[Figure scripts]
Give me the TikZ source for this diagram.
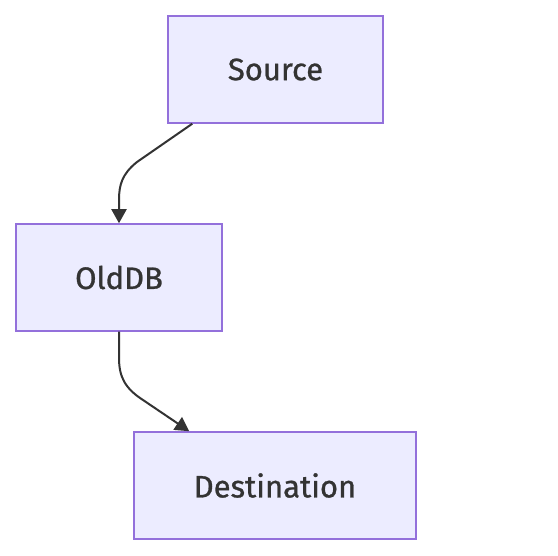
\documentclass[tikz,border=0pt]{standalone}
\usepackage{fontspec}
\setmainfont{Fira Sans}
\newfontfamily\labelfont{Fira Sans}[FakeBold=0.9]
\usetikzlibrary{arrows.meta}
\definecolor{boxfill}{HTML}{ECECFF}
\definecolor{boxline}{HTML}{9370DB}
\definecolor{ink}{HTML}{333333}
\tikzset{
    box/.style={draw=boxline, fill=boxfill, line width=1.5pt, text=ink,
        minimum height=107pt, inner sep=0pt, font=\labelfont\fontsize{31}{36}\selectfont},
    link/.style={draw=ink, line width=2pt, -{Triangle[length=14pt,width=15pt]}}
}
\begin{document}
\begin{tikzpicture}[x=1pt,y=-1pt]
        \useasboundingbox (0,0) rectangle (558,556);
        \node[box, minimum width=215pt] (source) at (275.5,69.5) {Source};
        \node[box, minimum width=206pt] (olddb) at (119,277.5) {OldDB};
        \node[box, minimum width=282pt] (dest) at (275,485.5) {Destination};
        \draw[link] ([xshift=25pt]source.south west) -- (137,162)
            .. controls (122,174) and (119,185) .. (119,200) -- (olddb.north);
        \draw[link] (olddb.south) -- (119,358)
            .. controls (119,378) and (126,389) .. (143,400) -- ([xshift=56pt]dest.north west);
    \end{tikzpicture}
\end{document}
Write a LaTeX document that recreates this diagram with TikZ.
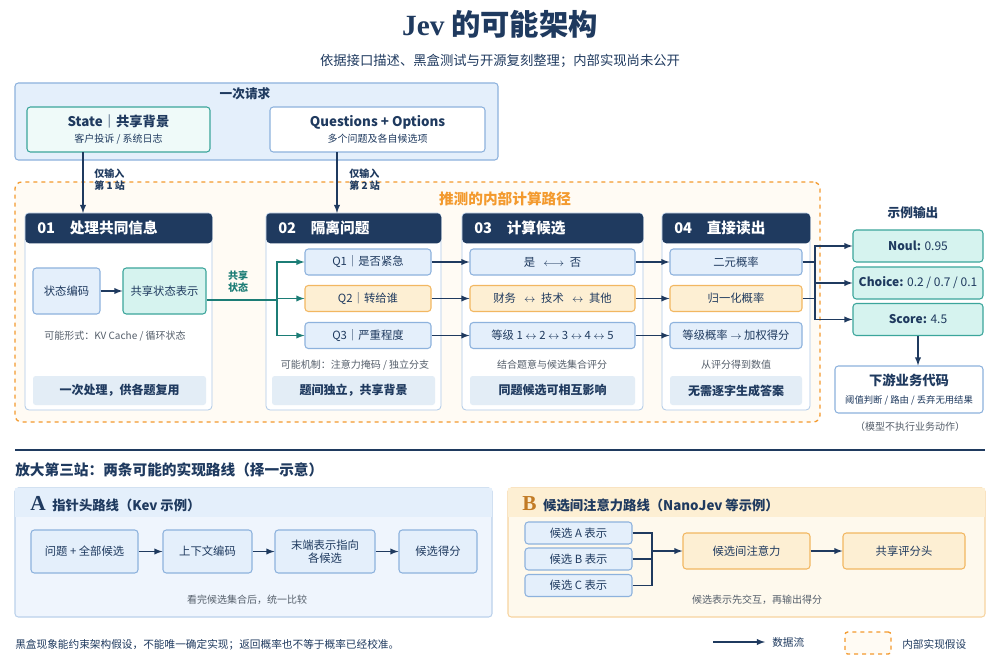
\documentclass[tikz,border=0pt]{standalone}
\usepackage{fontspec}
\setmainfont{Noto Sans CJK SC}
\usetikzlibrary{positioning}
\definecolor{navy}{HTML}{1F3A5F}
\definecolor{bluefill}{HTML}{E4EFFB}
\definecolor{blueline}{HTML}{8DB2DD}
\definecolor{orfill}{HTML}{FDEFD3}
\definecolor{orline}{HTML}{F2B761}
\definecolor{tealfill}{HTML}{D6F3EF}
\definecolor{tealline}{HTML}{3BA59B}
\definecolor{tealtext}{HTML}{1C7D76}
\definecolor{dash}{HTML}{F39A2E}
\definecolor{bandfill}{HTML}{E3EDF6}
\definecolor{graytext}{HTML}{555F6B}
\begin{document}
\begin{tikzpicture}
[x=0.75pt, y=-0.75pt, every node/.style={inner sep=0pt, align=center, text=navy},
 box/.style={draw=blueline, fill=bluefill, rounded corners=2.5pt, line width=0.8pt, font=\fontsize{8.5}{10}\selectfont},
 obox/.style={box, draw=orline, fill=orfill},
 tbox/.style={box, draw=tealline, fill=tealfill},
 card/.style={draw=blueline!70, fill=white, rounded corners=3pt, line width=0.6pt},
 head/.style={fill=navy, rounded corners=3pt, text=white, font=\fontsize{11}{13}\selectfont\bfseries, anchor=north west, inner xsep=9pt},
 band/.style={fill=bandfill, rounded corners=2pt, font=\fontsize{9}{11}\selectfont\bfseries},
 note/.style={text=graytext, font=\fontsize{7.5}{9}\selectfont},
 flow/.style={draw=navy, line width=1.1pt, -latex},
 tflow/.style={draw=tealtext, line width=1.1pt, -latex}]
\useasboundingbox (0,0) rectangle (1000,667);
\fill[white] (0,0) rectangle (1000,667);
% title
\node (title) at (500,24) {\fontsize{22}{26}\selectfont\bfseries{\fontspec{Liberation Serif}Jev} 的可能架构};
\node (sub) at (500,61) {\fontsize{10}{12}\selectfont 依据接口描述、黑盒测试与开源复刻整理；内部实现尚未公开};
% request
\node (req) [box, minimum width=483*0.75pt, minimum height=77*0.75pt] at (256.5,121.5) {};
\node (reqlbl) at (245,94) {\fontsize{9.5}{11}\selectfont\bfseries 一次请求};
\node (state) [tbox, fill=tealfill!40, minimum width=183*0.75pt, minimum height=45*0.75pt] at (118.5,129.5) {{\fontsize{10}{12}\selectfont\bfseries State｜共享背景}\\[2pt]{\fontsize{7.5}{9}\selectfont 客户投诉 / 系统日志}};
\node (qs) [box, fill=white, minimum width=215*0.75pt, minimum height=45*0.75pt] at (377.5,129.5) {{\fontsize{10}{12}\selectfont\bfseries Questions + Options}\\[2pt]{\fontsize{7.5}{9}\selectfont 多个问题及各自候选项}};
% inner path
\node (inner) [draw=dash, dashed, line width=1pt, fill=orfill!25, rounded corners=5pt, minimum width=805*0.75pt, minimum height=240*0.75pt] at (417.5,302) {};
\node (innerlbl) at (505,199) {\fontsize{11}{13}\selectfont\bfseries\color{dash}推测的内部计算路径};
% stage cards
\foreach \nm/\xa/\xb/\ttl in {c1/25/212/01\quad 处理共同信息, c2/266/441/02\quad 隔离问题, c3/462/643/03\quad 计算候选, c4/662/810/04\quad 直接读出}{
  \node (\nm) [card, minimum width={(\xb-\xa)*0.75pt}, minimum height=197*0.75pt] at ({(\xa+\xb)/2},311.5) {};
  \node (\nm h) [head, minimum width={(\xb-\xa)*0.75pt}, minimum height=30*0.75pt, text width={(\xb-\xa)*0.75pt-18pt}, align=left] at (\xa,213) {\ttl};
}
\draw[flow] (83,152) -- (c1h.north -| 83,0);
\draw[flow] (337,152) -- (c2h.north -| 337,0);
\node (in1) [font=\fontsize{7.5}{9}\selectfont\bfseries, align=left, anchor=west] at (94,180) {仅输入\\第 1 站};
\node (in2) [font=\fontsize{7.5}{9}\selectfont\bfseries, align=left, anchor=west] at (349,180) {仅输入\\第 2 站};
% 01
\node (enc) [box, minimum width=67*0.75pt, minimum height=46*0.75pt] at (66.5,291) {状态编码};
\node (shr) [tbox, minimum width=83*0.75pt, minimum height=46*0.75pt] at (164.5,291) {共享状态表示};
\draw[flow] (enc) -- (shr);
\node (n1) [note] at (115,336) {可能形式：KV Cache / 循环状态};
\node (b1) [band, minimum width=173*0.75pt, minimum height=29*0.75pt] at (119.5,390.5) {一次处理，供各题复用};
% 02
\node (q1) [box, minimum width=126*0.75pt, minimum height=26*0.75pt] at (368,262) {Q1｜是否紧急};
\node (q2) [obox, minimum width=126*0.75pt, minimum height=26*0.75pt] at (368,298.5) {Q2｜转给谁};
\node (q3) [box, minimum width=126*0.75pt, minimum height=26*0.75pt] at (368,335.5) {Q3｜严重程度};
\coordinate (jn) at (277,300);
\draw[draw=tealtext, line width=1.1pt] (shr.east |- jn) -- (jn);
\node (shl) [font=\fontsize{7.5}{9}\selectfont\bfseries, text=tealtext] at (238,282) {共享\\状态};
\foreach \q in {q1,q2,q3} \draw[tflow] (jn) |- (\q.west);
\node (n2) [note] at (355,365) {可能机制：注意力掩码 / 独立分支};
\node (b2) [band, minimum width=163*0.75pt, minimum height=29*0.75pt] at (353.5,390.5) {题间独立，共享背景};
% 03
\node (r1) [box, minimum width=165*0.75pt, minimum height=26*0.75pt] at (552.5,262) {是 \enspace$\longleftrightarrow$\enspace 否};
\node (r2) [obox, minimum width=165*0.75pt, minimum height=26*0.75pt] at (552.5,298.5) {财务 \enspace$\leftrightarrow$\enspace 技术 \enspace$\leftrightarrow$\enspace 其他};
\node (r3) [box, minimum width=165*0.75pt, minimum height=26*0.75pt] at (552.5,335.5) {等级 1 $\leftrightarrow$ 2 $\leftrightarrow$ 3 $\leftrightarrow$ 4 $\leftrightarrow$ 5};
\node (n3) [note] at (552,365) {结合题意与候选集合评分};
\node (b3) [band, minimum width=165*0.75pt, minimum height=29*0.75pt] at (552.5,390.5) {同题候选可相互影响};
% 04
\node (s1) [box, minimum width=132*0.75pt, minimum height=26*0.75pt] at (736,262) {二元概率};
\node (s2) [obox, minimum width=132*0.75pt, minimum height=26*0.75pt] at (736,298.5) {归一化概率};
\node (s3) [box, minimum width=132*0.75pt, minimum height=26*0.75pt] at (736,335.5) {等级概率 $\rightarrow$ 加权得分};
\node (n4) [note] at (736,365) {从评分得到数值};
\node (b4) [band, minimum width=132*0.75pt, minimum height=29*0.75pt] at (736,390.5) {无需逐字生成答案};
\foreach \a/\b in {q1/r1,q2/r2,q3/r3,r1/s1,r2/s2,r3/s3} \draw[flow] (\a) -- (\b);
% outputs
\node (outl) at (913,213) {\fontsize{9.5}{11}\selectfont\bfseries 示例输出};
\node (o1) [tbox, minimum width=130*0.75pt, minimum height=32*0.75pt] at (918,246) {\fontsize{9}{11}\selectfont\textbf{Noul:} 0.95};
\node (o2) [tbox, minimum width=130*0.75pt, minimum height=32*0.75pt] at (918,283) {\fontsize{9}{11}\selectfont\textbf{Choice:} 0.2 / 0.7 / 0.1};
\node (o3) [tbox, minimum width=130*0.75pt, minimum height=32*0.75pt] at (918,319.5) {\fontsize{9}{11}\selectfont\textbf{Score:} 4.5};
\coordinate (bus) at (815,283);
\draw[navy, line width=1.1pt] (s1.east) -- (s1.east -| bus) (s2.east) -- (s2.east -| bus);
\foreach \o in {o1,o2,o3} \draw[flow] (bus) |- (\o.west);
\node (down) [box, fill=white, minimum width=148*0.75pt, minimum height=47*0.75pt] at (909,389.5) {{\fontsize{10}{12}\selectfont\bfseries 下游业务代码}\\[3pt]{\fontsize{7}{9}\selectfont 阈值判断 / 路由 / 丢弃无用结果}};
\draw[flow] (o3) -- (o3.south |- down.north);
\node (nexec) [note] at (910,427) {（模型不执行业务动作）};
% zoom section
\draw[navy, line width=1.3pt] (15,450) -- (985,450);
\node (zt) [anchor=west] at (15,470) {\fontsize{11}{13}\selectfont\bfseries 放大第三站：两条可能的实现路线（择一示意）};
\node (pa) [box, draw=blueline!60, fill=bluefill!60, minimum width=477*0.75pt, minimum height=129*0.75pt] at (253.5,552.5) {};
\fill[bluefill] ([xshift=0.5pt,yshift=-0.5pt]pa.north west) rectangle (491.5,517);
\node (pal) [anchor=west] at (30,504) {{\fontsize{16}{18}\selectfont\bfseries\fontspec{Liberation Serif}A}\enspace{\fontsize{10}{12}\selectfont\bfseries 指针头路线（Kev 示例）}};
\node (a1) [box, minimum width=107*0.75pt, minimum height=43*0.75pt] at (84.5,551.5) {问题 + 全部候选};
\node (a2) [box, minimum width=89*0.75pt, minimum height=43*0.75pt] at (207.5,551.5) {上下文编码};
\node (a3) [box, minimum width=100*0.75pt, minimum height=43*0.75pt] at (325,551.5) {末端表示指向\\各候选};
\node (a4) [box, minimum width=78*0.75pt, minimum height=43*0.75pt] at (438,551.5) {候选得分};
\foreach \a/\b in {a1/a2,a2/a3,a3/a4} \draw[flow] (\a) -- (\b);
\node (na) [note] at (247,600) {看完候选集合后，统一比较};
\node (pb) [box, draw=orline!60, fill=orfill!40, minimum width=477*0.75pt, minimum height=129*0.75pt] at (746.5,552.5) {};
\fill[orfill] ([xshift=0.5pt,yshift=-0.5pt]pb.north west) rectangle (984.5,517);
\node (pbl) [anchor=west] at (522,504) {{\fontsize{16}{18}\selectfont\bfseries\fontspec{Liberation Serif}\color{dash!80!black}B}\enspace{\fontsize{10}{12}\selectfont\bfseries 候选间注意力路线（NanoJev 等示例）}};
\node (ca) [box, minimum width=107*0.75pt, minimum height=22*0.75pt] at (578.5,533) {候选 A 表示};
\node (cb) [box, minimum width=107*0.75pt, minimum height=22*0.75pt] at (578.5,559) {候选 B 表示};
\node (cc) [box, minimum width=107*0.75pt, minimum height=22*0.75pt] at (578.5,585.5) {候选 C 表示};
\node (att) [obox, minimum width=127*0.75pt, minimum height=36*0.75pt] at (746.5,551) {候选间注意力};
\node (hd) [obox, minimum width=122*0.75pt, minimum height=36*0.75pt] at (904,551) {共享评分头};
\coordinate (mg) at (652,551);
\draw[navy, line width=1.1pt] (ca.east) -| (mg) (cc.east) -| (mg) (cb.east) -- (cb.east -| mg);
\draw[flow] (mg) -- (att);
\draw[flow] (att) -- (hd);
\node (nb) [note] at (757,600) {候选表示先交互，再输出得分};
% footer
\node (foot) [anchor=west, font=\fontsize{8}{10}\selectfont] at (15,645) {黑盒现象能约束架构假设，不能唯一确定实现；返回概率也不等于概率已经校准。};
\coordinate (lg1) at (713,642);
\coordinate (lg2) at (765,642);
\draw[flow] (lg1) -- (lg2);
\node (lgt) [anchor=west, font=\fontsize{8}{10}\selectfont] at (772,642) {数据流};
\node (lgb) [draw=dash, dashed, line width=1pt, fill=orfill!25, rounded corners=2pt, minimum width=46*0.75pt, minimum height=22*0.75pt] at (868,643) {};
\node (lgbt) [anchor=west, font=\fontsize{8}{10}\selectfont] at (902,644) {内部实现假设};
\end{tikzpicture}
\end{document}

> STATED EXERCISE
Collect the complete line wherever the string "this" appears in the records.

> RESULT OF THE TASK
Give me the TikZ source for this diagram.
Write a LaTeX document that recreates this diagram with TikZ.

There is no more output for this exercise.